Каса Мила - это одновременно и каменная гора, и море, покрытое волнами. Это и кусок живой природы, вырванный из скал Каталонии, и удобное городское жилье. Гауди был экспрессивен и прагматичен одновременно. Он творил жизнь. И лишь на крыше дома, где столпились безглазые каменные монстры, мастер вновь отдал дань преследовавшим его ужасам. Помни о смерти.
Смерть настигла Гауди, когда он строил Саграда Фамилиа. Храм представлял собой один из ранних заказов, сделанных мастеру, но в то же время он оказался последней его работой. Строительство началось, когда архитектору было чуть больше тридцати, но не завершилось и по сей день.
Это был огромный и безумно дорогой проект, но именно на него постоянно не хватало средств. Работы то начинались, то прекращались. Гауди уже перевалило за шестьдесят, когда он полностью сосредоточился на храме. К этому времени мастер уже фактически отрешился от всего мирского, войдя в состояние анемии.
И мир отрешился от архитектора, пережившего свою эпоху. "Святое семейство" в этом новом мире не могло получить и гроша. Гауди жертвовал на строительство свои собственные деньги, а сам при этом чуть ли не побирался.
Летом 1926 г. убогий неопрятный старик шел по улице Барселоны, не обращая внимания на быстро приближающийся трамвай. Сбитое тело не смогли своевременно опознать, и лишь впоследствии в больнице для бедных выяснилось, что умирает сам Антонио Гауди.
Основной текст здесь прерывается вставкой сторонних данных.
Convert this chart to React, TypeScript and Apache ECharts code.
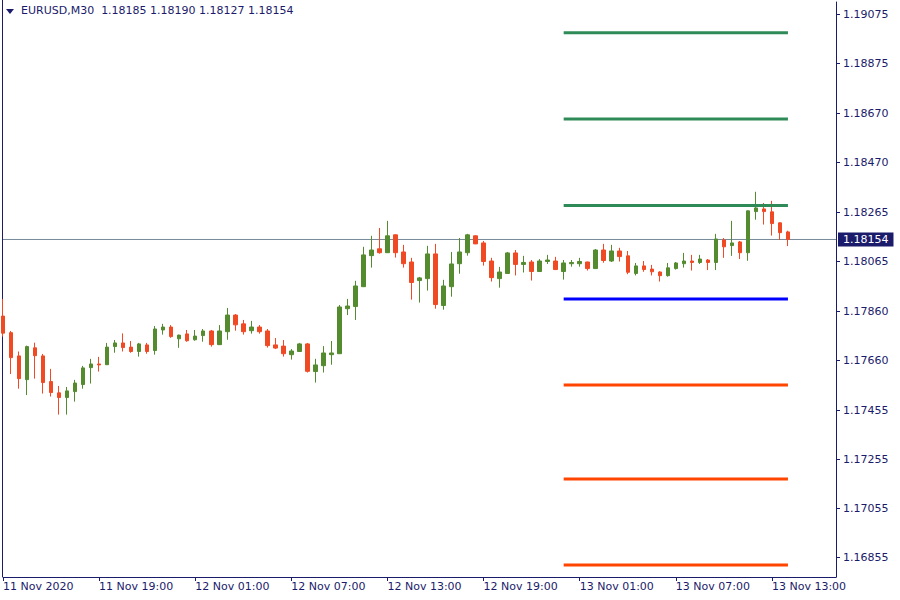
import React, { useEffect, useRef } from "react";
import * as echarts from "echarts";

const symbol = "EURUSD,M30";
const tickLabels = ["11 Nov 2020", "11 Nov 19:00", "12 Nov 01:00", "12 Nov 07:00", "12 Nov 13:00", "12 Nov 19:00", "13 Nov 01:00", "13 Nov 07:00", "13 Nov 13:00"];
const yTicks = [1.19075, 1.18875, 1.1867, 1.1847, 1.18265, 1.18065, 1.1786, 1.1766, 1.17455, 1.17255, 1.17055, 1.16855];

const opens = [1.17841,1.17773,1.17678,1.17581,1.17711,1.17678,1.17573,1.17527,1.17508,1.17532,1.17561,1.17630,1.17645,1.17642,1.17716,1.17731,1.17714,1.17696,1.17723,1.17700,1.17784,1.17796,1.17748,1.17768,1.17744,1.17761,1.17780,1.17724,1.17777,1.17845,1.17809,1.17781,1.17796,1.17780,1.17723,1.17718,1.17683,1.17696,1.17727,1.17614,1.17638,1.17683,1.17687,1.17871,1.17880,1.17961,1.18088,1.18116,1.18100,1.18173,1.18103,1.18062,1.17986,1.17994,1.18095,1.17884,1.17961,1.18055,1.18100,1.18169,1.18140,1.18066,1.17994,1.18015,1.18099,1.18052,1.18062,1.18023,1.18064,1.18066,1.18023,1.18055,1.18055,1.18062,1.18035,1.18111,1.18066,1.18107,1.18087,1.18015,1.18046,1.18033,1.18021,1.18006,1.18035,1.18055,1.18066,1.18060,1.18070,1.18060,1.18152,1.18129,1.18144,1.18100,1.18268,1.18279,1.18267,1.18222,1.18185];
const highs = [1.17911,1.17780,1.17696,1.17720,1.17732,1.17686,1.17625,1.17555,1.17551,1.17580,1.17637,1.17666,1.17674,1.17731,1.17743,1.17770,1.17739,1.17731,1.17731,1.17800,1.17809,1.17804,1.17765,1.17784,1.17784,1.17788,1.17784,1.17804,1.17874,1.17849,1.17825,1.17821,1.17804,1.17788,1.17751,1.17743,1.17706,1.17731,1.17731,1.17666,1.17718,1.17739,1.17886,1.17911,1.17985,1.18124,1.18169,1.18201,1.18230,1.18175,1.18132,1.18079,1.18001,1.18128,1.18136,1.17989,1.18103,1.18160,1.18177,1.18171,1.18148,1.18079,1.18042,1.18103,1.18111,1.18087,1.18070,1.18074,1.18091,1.18083,1.18070,1.18070,1.18079,1.18063,1.18115,1.18136,1.18132,1.18120,1.18107,1.18058,1.18066,1.18050,1.18024,1.18058,1.18062,1.18099,1.18091,1.18091,1.18074,1.18177,1.18160,1.18230,1.18148,1.18273,1.18349,1.18303,1.18312,1.18224,1.18190];
const lows = [1.17757,1.17604,1.17544,1.17518,1.17585,1.17524,1.17512,1.17438,1.17438,1.17491,1.17544,1.17565,1.17614,1.17641,1.17691,1.17696,1.17691,1.17675,1.17687,1.17683,1.17765,1.17752,1.17711,1.17736,1.17740,1.17736,1.17716,1.17723,1.17744,1.17781,1.17765,1.17769,1.17769,1.17712,1.17706,1.17675,1.17663,1.17695,1.17610,1.17569,1.17610,1.17642,1.17686,1.17845,1.17825,1.17960,1.18039,1.18096,1.18099,1.18080,1.18039,1.17908,1.17896,1.17945,1.17871,1.17867,1.17920,1.18014,1.18088,1.18135,1.18047,1.17982,1.17957,1.18014,1.18007,1.18019,1.17986,1.18022,1.18054,1.18030,1.17990,1.18043,1.18043,1.18027,1.18034,1.18059,1.18062,1.18064,1.18012,1.18007,1.18022,1.18007,1.17982,1.18002,1.18031,1.18039,1.18027,1.18054,1.18029,1.18029,1.18079,1.18087,1.18074,1.18067,1.18235,1.18215,1.18170,1.18152,1.18127];
const closes = [1.17771,1.17671,1.17585,1.17716,1.17679,1.17569,1.17528,1.17508,1.17535,1.17567,1.17629,1.17645,1.17641,1.17714,1.17731,1.17712,1.17696,1.17727,1.17696,1.17788,1.17796,1.17757,1.17763,1.17740,1.17759,1.17780,1.17724,1.17780,1.17845,1.17805,1.17777,1.17796,1.17777,1.17720,1.17710,1.17687,1.17698,1.17727,1.17615,1.17641,1.17690,1.17690,1.17878,1.17882,1.17964,1.18091,1.18111,1.18100,1.18169,1.18100,1.18055,1.17978,1.17997,1.18095,1.17888,1.17964,1.18054,1.18103,1.18173,1.18136,1.18064,1.17998,1.18021,1.18099,1.18052,1.18060,1.18023,1.18066,1.18070,1.18031,1.18058,1.18060,1.18064,1.18035,1.18111,1.18068,1.18107,1.18084,1.18020,1.18046,1.18031,1.18022,1.18006,1.18038,1.18058,1.18066,1.18060,1.18074,1.18060,1.18156,1.18124,1.18140,1.18100,1.18271,1.18283,1.18268,1.18219,1.18182,1.18154];

const levelValues = [1.18999, 1.18647, 1.18293, 1.17911, 1.17559, 1.17175, 1.16823];
const levelColors = ["#2e8b57", "#2e8b57", "#2e8b57", "#0000ff", "#ff4500", "#ff4500", "#ff4500"];
const levelStartBar = 70;

const NAVY = "#1b1b6b";
const FONT = "DejaVu Sans";
const TOTAL_SLOTS = 105;

// bar times (30-minute bars from 11 Nov 2020 13:00)
const categories: string[] = [];
for (let i = 0; i < TOTAL_SLOTS; i++) {
  const mins = 13 * 60 + i * 30;
  const day = 11 + Math.floor(mins / 1440);
  const m = mins % 1440;
  categories.push(`${day} Nov ${String(Math.floor(m / 60)).padStart(2, "0")}:${String(m % 60).padStart(2, "0")}`);
}

export default function App() {
  const ref = useRef<HTMLDivElement>(null);
  useEffect(() => {
    if (!ref.current) return;
    const chart = echarts.init(ref.current, undefined, { renderer: "svg" });
    const candleData = opens.map((o, i) => [o, closes[i], lows[i], highs[i]]);
    const last = opens.length - 1;
    const lastClose = closes[last];
    const header = `${symbol}  ${opens[last].toFixed(5)} ${highs[last].toFixed(5)} ${lows[last].toFixed(5)} ${closes[last].toFixed(5)}`;

    const levelSeries = levelValues.map((v, i) => ({
      type: "line",
      silent: true,
      symbol: "none",
      data: [[levelStartBar, v], [last, v]],
      lineStyle: { color: levelColors[i], width: 3 },
      z: 3,
    }));

    chart.setOption({
      animation: false,
      backgroundColor: "#ffffff",
      textStyle: { fontFamily: FONT, fontSize: 11 },
      grid: { left: 3, right: 64, top: 2, bottom: 23, outerBoundsMode: "none" },
      xAxis: {
        type: "category",
        data: categories,
        boundaryGap: false,
        axisLine: { show: true, lineStyle: { color: NAVY, width: 1 } },
        axisTick: { show: true, interval: 11, length: 4, lineStyle: { color: NAVY } },
        axisLabel: {
          interval: 11,
          align: "left",
          margin: 4,
          color: NAVY,
          fontFamily: FONT,
          fontSize: 11,
          formatter: (_v: string, idx: number) => tickLabels[idx / 12] ?? "",
        },
        splitLine: { show: false },
      },
      yAxis: {
        type: "value",
        position: "right",
        min: 1.16774,
        max: 1.19125,
        axisLine: { show: true, lineStyle: { color: NAVY, width: 1 } },
        axisTick: { show: true, length: 4, lineStyle: { color: NAVY }, customValues: yTicks },
        axisLabel: {
          customValues: yTicks,
          margin: 7,
          color: NAVY,
          fontFamily: FONT,
          fontSize: 11,
          formatter: (v: number) => v.toFixed(5),
        },
        splitLine: { show: false },
      },
      series: [
        {
          type: "line",
          silent: true,
          symbol: "none",
          z: 1,
          data: [[0, lastClose], [TOTAL_SLOTS - 1, lastClose]],
          lineStyle: { color: "#778899", width: 1 },
          endLabel: {
            show: true,
            distance: 2,
            formatter: () => lastClose.toFixed(5),
            backgroundColor: NAVY,
            color: "#ffffff",
            fontFamily: FONT,
            fontSize: 11,
            padding: [2, 5, 1, 5],
          },
        },
        {
          type: "candlestick",
          data: candleData,
          barWidth: 4,
          itemStyle: {
            color: "#558b2f",
            color0: "#ef4a24",
            borderColor: "#558b2f",
            borderColor0: "#ef4a24",
            borderWidth: 1,
          },
          z: 2,
        },
        ...levelSeries,
      ],
      graphic: [
        { type: "line", shape: { x1: 2.5, y1: 0, x2: 2.5, y2: 577 }, style: { stroke: NAVY, lineWidth: 1 } },
        { type: "polygon", shape: { points: [[6, 9], [14, 9], [10, 14]] }, style: { fill: NAVY } },
        { type: "text", left: 21, top: 5, style: { text: header, fill: NAVY, font: `11px '${FONT}'` } },
      ],
    });
    return () => chart.dispose();
  }, []);
  return <div ref={ref} style={{ position: "fixed", left: 0, top: 0, width: 900, height: 600 }} />;
}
Так чем же был феномен Гауди? Удивительной сказкой эпохи модерна, эпохи, по историческим меркам, слишком уж краткой? Или в фантазиях Саграда Фамилиа и парка Гуэль просматриваются линии архитектуры будущего?
Еще лет тридцать назад в годы величия Миса ван дер Роэ мы наверняка выбрали бы первый ответ. Но сейчас в эпоху постмодерна маргинальность творений Гауди не столь очевидна. Появилось много работ, родственных ему если не по форме, то по духу. И все они мирно сосуществуют, не претендуя на то, чтобы быть единственно правильным отражением духа эпохи.
Музей Гугенхайма в Бильбао и "Танцующий дом" на набережной Влтавы в Праге - плоды фантазий Фрэнка Гэри. "Хундертвассерхауз" в Вене. И даже "Безумный дом" в Тель-Авиве вблизи средиземноморского променада. В каждой из этих построек - больше автора, чем потребителя. Больше творчества, чем рынка. Больше индивидуального, чем общего. А это значит, что Гауди жив.